2015-10-13

10th Bloggaversary Post

Saying you've been blogging for 10 years is like bragging about how much money you spend grooming your dog. Apart from narcissism, why would anyone do something so thankless for so long?

So, yeah. Congratulations.

But there it is. I started this blog 10 years ago while I was working a pair of part-time jobs and starting to get interested in urban design and local politics. At the time, it looked different, more of a collection of links with quick commentary than anything else. Much like Twitter today, it was a place to catalog and collect information, as well as a middling exchange of ideas.

The blog tapered off in the early years as I lost and gained interest, especially once I got involved with other things (e.g. graduate school, staring at the cat). But then, when the I-35E I-35W bridge fell into the river, I rebooted the blog and it’s been fairly steady sailing since.


Multiple venues

If this blog is worse than it used to be, it’s a victim of its own success.  I’m writing now for so many places that it can be difficult to keep track of tone. At Minnpost, I’m trying to write straight-up journalism where I call sources and explore a question about our cities. At streets.mn, I’m trying to write data-supported essays that make arguments about policy. On Twitter, I’m trying to forward interesting articles and points of information, gently troll and/or converse, and amuse myself.

That leaves this blog as a place to curate my mostly crappy street photography, re-blog the Highland Villager, make announcements, and post my most personal and/or opinionated writing. That’s how I try to sort it out in my head, anyway. Each of these venues has a distinct audience and format, and I hope both of us can keep it all straight.

[An early picture from 10 years ago. I still find joy in this.]
The key challenges for this blog, as I’ve tried to position it over the years, has been to balance positivity and negativity. I want to avoid being a writer who only rails against the status quo, tells everyone how horrible, misguided, or immoral our cities have become due to this or that infrastructure or policy decision. There’s a lot of that kind of thing out there, but it doesn’t really accomplish much other than galvanizing the already agreeable.

Experiencing our city’s sidewalks aren’t just about getting mad at cars out of control. If it were, there’s be no point, no life left in it.

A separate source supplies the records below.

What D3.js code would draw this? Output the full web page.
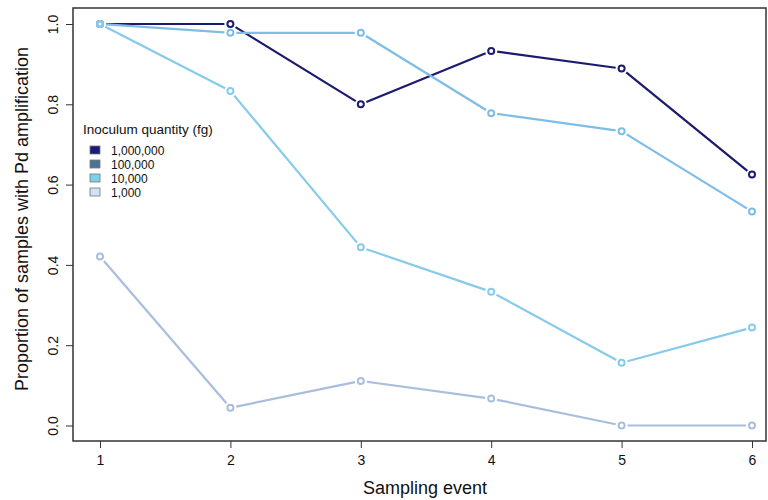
<!DOCTYPE html>
<html>
<head>
<meta charset="utf-8">
<script src="https://cdn.jsdelivr.net/npm/d3@7"></script>
<style>
  body { margin: 0; background: #fff; }
  text { font-family: "Liberation Sans", Arial, Helvetica, sans-serif; fill: #111; }
</style>
</head>
<body>
<svg id="chart" width="768" height="500"></svg>
<script>
var events = [1, 2, 3, 4, 5, 6];
var yTicks = [0, 0.2, 0.4, 0.6, 0.8, 1.0];
var groups = ["1,000,000", "100,000", "10,000", "1,000"];
var q1000000 = [1.0, 1.0, 0.8, 0.933, 0.889, 0.625];
var q100000 = [1.0, 0.978, 0.978, 0.778, 0.733, 0.533];
var q10000 = [1.0, 0.833, 0.444, 0.333, 0.156, 0.244];
var q1000 = [0.421, 0.044, 0.111, 0.067, 0.0, 0.0];

var lineColors = ["#1b1b6e", "#7dbde6", "#86cbea", "#a9bedd"];
var keyColors = ["#1b1b7a", "#4a7592", "#80cfea", "#cfe1fb"];
var series = [q1000000, q100000, q10000, q1000];

var svg = d3.select("#chart"),
    box = {left: 73, right: 766, top: 8, bottom: 441};

var x = d3.scaleLinear().domain([1, 6]).range([100, 752]);
var y = d3.scaleLinear().domain([0, 1]).range([425.5, 24]);

// frame
svg.append("rect")
  .attr("x", box.left).attr("y", box.top)
  .attr("width", box.right - box.left).attr("height", box.bottom - box.top)
  .attr("fill", "none").attr("stroke", "#333").attr("stroke-width", 1.5);

// x axis
var xAxis = svg.append("g")
  .attr("transform", "translate(0," + box.bottom + ")")
  .call(d3.axisBottom(x).tickValues(events).tickSize(7).tickPadding(7).tickFormat(d3.format("d")));
xAxis.select(".domain").remove();
xAxis.selectAll("line").attr("stroke", "#333");
xAxis.selectAll("text").style("font-size", "14px").attr("fill", "#111");

// y axis
var yAxis = svg.append("g")
  .attr("transform", "translate(" + box.left + ",0)")
  .call(d3.axisLeft(y).tickValues(yTicks).tickSize(7).tickFormat(d3.format(".1f")));
yAxis.select(".domain").remove();
yAxis.selectAll("line").attr("stroke", "#333");
yAxis.selectAll("text")
  .style("font-size", "14px").attr("fill", "#111")
  .attr("x", null).attr("dy", null)
  .attr("text-anchor", "middle")
  .attr("transform", "translate(-15,0) rotate(-90)");

// titles
svg.append("text")
  .attr("x", 425).attr("y", 494)
  .attr("text-anchor", "middle")
  .style("font-size", "18px")
  .text("Sampling event");

svg.append("text")
  .attr("transform", "translate(28,219) rotate(-90)")
  .attr("text-anchor", "middle")
  .style("font-size", "18px")
  .text("Proportion of samples with Pd amplification");

// lines with gaps around points (type "b")
var gap = 6;
series.forEach(function(vals, s) {
  var g = svg.append("g");
  for (var i = 0; i < vals.length - 1; i++) {
    var x0 = x(events[i]), y0 = y(vals[i]),
        x1 = x(events[i + 1]), y1 = y(vals[i + 1]);
    var len = Math.sqrt((x1 - x0) * (x1 - x0) + (y1 - y0) * (y1 - y0));
    var ux = (x1 - x0) / len, uy = (y1 - y0) / len;
    g.append("line")
      .attr("x1", x0 + ux * gap).attr("y1", y0 + uy * gap)
      .attr("x2", x1 - ux * gap).attr("y2", y1 - uy * gap)
      .attr("stroke", lineColors[s]).attr("stroke-width", 2.2);
  }
  g.selectAll("circle")
    .data(vals)
    .enter().append("circle")
      .attr("cx", function(d, i) { return x(events[i]); })
      .attr("cy", function(d) { return y(d); })
      .attr("r", 3)
      .attr("fill", "none")
      .attr("stroke", lineColors[s])
      .attr("stroke-width", 2);
});

// legend
var legend = svg.append("g").attr("transform", "translate(83,0)");
legend.append("text")
  .attr("x", 0).attr("y", 134)
  .style("font-size", "13.5px")
  .text("Inoculum quantity (fg)");

var item = legend.selectAll(".item")
  .data(groups)
  .enter().append("g")
    .attr("class", "item")
    .attr("transform", function(d, i) { return "translate(0," + (150 + i * 14) + ")"; });

item.append("rect")
  .attr("x", 7).attr("y", -4)
  .attr("width", 10).attr("height", 8)
  .attr("fill", function(d, i) { return keyColors[i]; })
  .attr("stroke", "#777").attr("stroke-width", 0.8);

item.append("text")
  .attr("x", 28).attr("y", 4.5)
  .style("font-size", "12px")
  .text(function(d) { return d; });
</script>
</body>
</html>
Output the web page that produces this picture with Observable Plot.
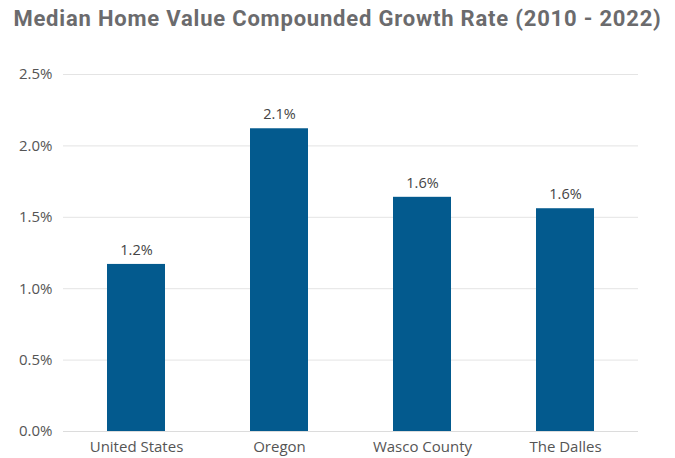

Rather, city sidewalks are most often alive with joy if you're able to notice it. Walking and biking through Saint Paul and Minneapolis brings discovery, adventure, comfort, solitude, serendipity. Sidewalks are beautiful, one of the few reliable things that bring us closer as strangers.

That’s a message that risks getting lost in the details of any given struggle for equity, but it’s important to remember the joy of sidewalks. I promise to try.


Hopes for the Future

I’m hoping to rekindle this site as a place for sharing positive stories, things like the cast of public characters, unusual everyday doorways, psychogeograhic patterns, and wonder. I’m hoping also to share some of my completed PhD research on the different kinds of urban bicycling and why they matter. And finally, I’m hoping to publish and distribute more Saint Paul flags and other curiosities that I create or come across. Stay tuned.

This is all to say, thanks for reading this bit of internet flotsam. If you can support this decidedly un-lucrative effort with a donation, I’d really appreciate it and will send you a small token of gratitude.

Who knows what the next ten years will bring?

[My favorite of my sidewalk photos.]

3 comments:

Mikesonn said...

Keep on keeping on, Bill.

Carl said...

It was the 35W bridge.

Bill Lindeke said...

of course it was. i need to get out more.